▶ _What this task involves_: Your answer should consist only of the lines below from the one with "Reproduce this chart" through the one with "const H = 581;", copied exactly.

▶ _Dataset entries_:
◆ ◆ ◆

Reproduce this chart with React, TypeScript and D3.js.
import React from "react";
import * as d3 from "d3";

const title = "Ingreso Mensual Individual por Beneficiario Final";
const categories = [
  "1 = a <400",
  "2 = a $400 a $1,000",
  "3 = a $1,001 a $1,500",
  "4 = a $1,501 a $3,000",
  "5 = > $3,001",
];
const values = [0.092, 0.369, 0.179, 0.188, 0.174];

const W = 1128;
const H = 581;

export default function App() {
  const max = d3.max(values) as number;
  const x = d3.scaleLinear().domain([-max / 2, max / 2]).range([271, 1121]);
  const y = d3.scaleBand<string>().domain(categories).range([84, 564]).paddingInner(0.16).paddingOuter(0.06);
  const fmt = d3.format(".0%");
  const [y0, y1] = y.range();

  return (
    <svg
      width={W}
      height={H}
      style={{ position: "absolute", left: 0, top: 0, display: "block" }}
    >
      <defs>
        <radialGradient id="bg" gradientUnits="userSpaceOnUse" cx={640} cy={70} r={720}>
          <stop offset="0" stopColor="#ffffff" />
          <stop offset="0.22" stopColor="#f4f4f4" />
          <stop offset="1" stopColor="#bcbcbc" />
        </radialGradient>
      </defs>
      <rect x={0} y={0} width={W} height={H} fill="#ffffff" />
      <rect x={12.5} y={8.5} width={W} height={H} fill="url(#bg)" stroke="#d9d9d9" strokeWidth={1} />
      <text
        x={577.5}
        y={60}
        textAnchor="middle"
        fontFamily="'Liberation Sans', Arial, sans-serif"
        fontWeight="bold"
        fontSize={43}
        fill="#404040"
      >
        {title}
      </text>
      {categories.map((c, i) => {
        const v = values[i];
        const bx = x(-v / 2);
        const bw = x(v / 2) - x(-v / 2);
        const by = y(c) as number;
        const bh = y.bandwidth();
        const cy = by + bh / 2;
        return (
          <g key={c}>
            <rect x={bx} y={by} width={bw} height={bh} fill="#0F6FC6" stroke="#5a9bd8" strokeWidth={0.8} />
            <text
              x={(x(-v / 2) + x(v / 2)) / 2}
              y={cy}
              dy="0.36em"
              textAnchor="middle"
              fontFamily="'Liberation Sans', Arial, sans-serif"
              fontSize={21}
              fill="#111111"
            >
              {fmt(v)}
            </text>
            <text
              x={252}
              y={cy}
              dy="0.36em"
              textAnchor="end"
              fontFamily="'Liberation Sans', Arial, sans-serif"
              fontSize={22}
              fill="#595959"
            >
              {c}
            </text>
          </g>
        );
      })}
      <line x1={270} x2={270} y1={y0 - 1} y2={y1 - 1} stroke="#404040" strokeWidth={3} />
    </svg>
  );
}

◆ ◆ ◆

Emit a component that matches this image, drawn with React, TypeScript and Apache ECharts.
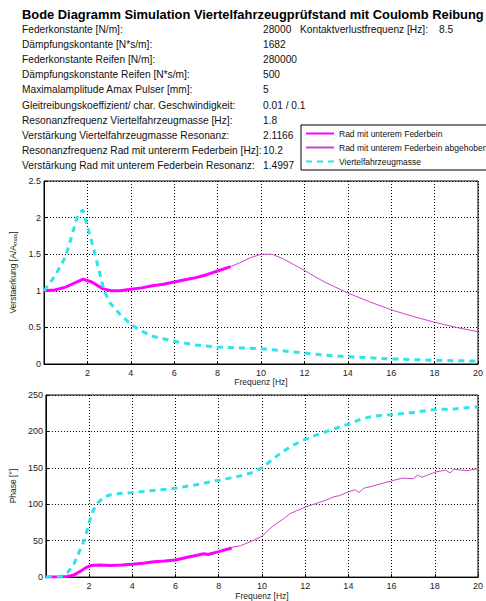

◆ ◆ ◆

▶ _Task response_:
Reproduce this chart with React, TypeScript and D3.js.
import React from "react";
import * as d3 from "d3";

const title = "Ingreso Mensual Individual por Beneficiario Final";
const categories = [
  "1 = a <400",
  "2 = a $400 a $1,000",
  "3 = a $1,001 a $1,500",
  "4 = a $1,501 a $3,000",
  "5 = > $3,001",
];
const values = [0.092, 0.369, 0.179, 0.188, 0.174];

const W = 1128;
const H = 581;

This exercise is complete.